Religion Today Summaries - November 22, 2004

Compiled & Edited by Crosswalk News Staff

Religion Today Summaries - November 22, 2004

Daily briefs of the top news stories impacting Christians around the world. In today's edition:

  • Pakistan: Trouble and Triumph for Native Missionaries

  • Decision Reversed; Hispanic Fellowship Can Proceed with Building

  • Uzbekistan: Church Raided

  • Belarus: Government's Efforts Cannot Stop Spread of Gospel

Pakistan: Trouble and Triumph for Native Missionaries

Native missionaries in Pakistan report that despite multiple instances of persecution by Muslim extremists in recent weeks, their work is drawing people to the Lord in growing numbers. While the federal government has made efforts to protect Christians from mistreatment and grant religious freedom to all, certain radical Muslims and rogue police officers have actively and sometimes violently opposed Christians. A native gospel worker with an indigenous ministry in the Potohar region was kidnapped in October and held for three days, during which he suffered repeated beatings and deprivation of food as his captors tried to force him to renounce his faith. He was recently released.  Local police refused to listen to his complaints or to seek out and punish his kidnappers. Several native missionaries working in other isolated Islamic villages in rural areas were also threatened and beaten in September by those who opposed their work. Despite these episodes, churches in Pakistan continue to grow as more and more people turn to Christ. Native missionaries are taking full advantage of the relative freedom they currently enjoy, distributing Bibles and Bible portions by the hundreds to spiritually hungry individuals. The work of the Lord is advancing in Pakistan despite some efforts to stop it.

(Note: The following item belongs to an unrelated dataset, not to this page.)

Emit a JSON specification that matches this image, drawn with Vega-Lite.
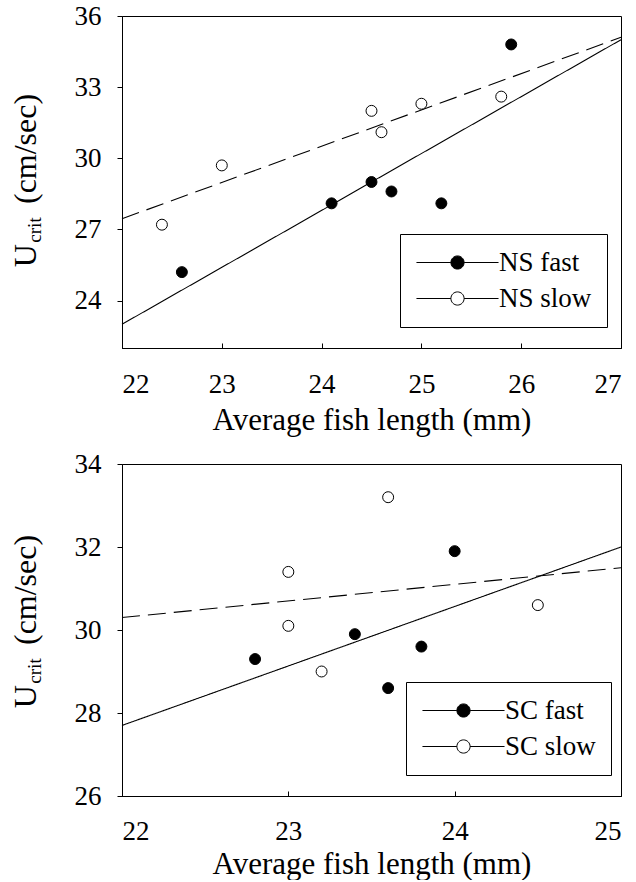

Decision Reversed; Hispanic Fellowship Can Proceed with Building
Allie Martin, AgapePress

A Hispanic church in Texas has won approval from city officials in a Dallas suburb to construct a worship center on church-owned property. This past summer, the Templo La Fe Worship Center sued the city of Balch Springs after city officials prevented the church from constructing its first church building on land the church purchased in 1997.  When the city failed to comply, the U.S. Department of Justice opened an investigation into the matter. Hiram Sasser is director of litigation for Liberty Legal Institute (LLI), the Plano-based firm that sued the city on behalf of the church.  "In this case, this was really easy because the city wasn't following their own zoning regulations in the first place," the attorney explains. "They were intentionally discriminating against this small Hispanic church for no good reason." As Sasser explains, the city has now reversed its original decision and agreed to pay damages to the church and attorneys' fees and costs.  The LLI spokesman also commends the Hispanic church for the example it set by refusing to back down to the city. According to LLI, the members of the city council who originally blocked the church from building have since been recalled by local citizens.  A new council oversaw this recent settlement.

Uzbekistan: Church Raided
Charisma News Service

Police recently raided a church in the capital of Tashkent during Sunday worship, declaring the service an "illegal religious meeting" and demanding the pastor promise to stop all the church's activities. During the raid on Oct. 17, authorities demanded that Nikolai Shevchenko, pastor of Bethany Baptist Church, promise not to meet again in the church, but he declined to do so, Compass Direct reported. After confiscating samples of literature found in the church sanctuary and classrooms, the police left after telling Shevchenko and eight church members that they would be called to answer in court over the case. A member of the Baptist Union, Shevchenko's church has sought official registration for the last eight years. Despite a three-year lull in police actions against their religious activities, the congregation remains caught in an apparent standoff between local city regulations and the government's restrictive registration laws instituted in 1998, Compass reported. The members are an ethnic mix of Germans, Koreans, Uzbeks, Tatars, Kazakhs and Russians. With Sunday attendance averaging 130 or more, the church has since started two spin-off church groups in nearby districts of northeast Tashkent. (

Belarus: Government's Efforts Cannot Stop Spread of Gospel

Even as the government of Belarus begins to look more and more like the former Soviet regime in its repression of religious groups, evangelical churches are growing faster than ever. Indigenous ministries in Belarus are seeing many more people come to the Lord than they have in a long time. Government leadership is becoming ever more dictatorial in nature. In October 2002, Belarus passed the most repressive religion law in Europe. President Alyaksandr Lukashenka has enforced the law throughout his two terms. A questionable October 17 election, which several international watch agencies have agreed failed to be truly democratic, has ensured that his repressive policies will continue during a 3rd term. These policies include severe restrictions on evangelical churches. All religious groups are required to register with the government, yet the registration process is so difficult that only Russian Orthodox, Roman Catholic and Jewish groups are eligible. Non-registered evangelical churches are not allowed to construct church buildings unless they have 100 members over 18 years of age who have signed official forms. Open-air evangelistic meetings are illegal, as are house-church meetings with more than five people in attendance. Government policies also prohibit or make extremely difficult renting space to evangelical church groups. Please pray for the churches in Belarus as they persevere in an environment of opposition.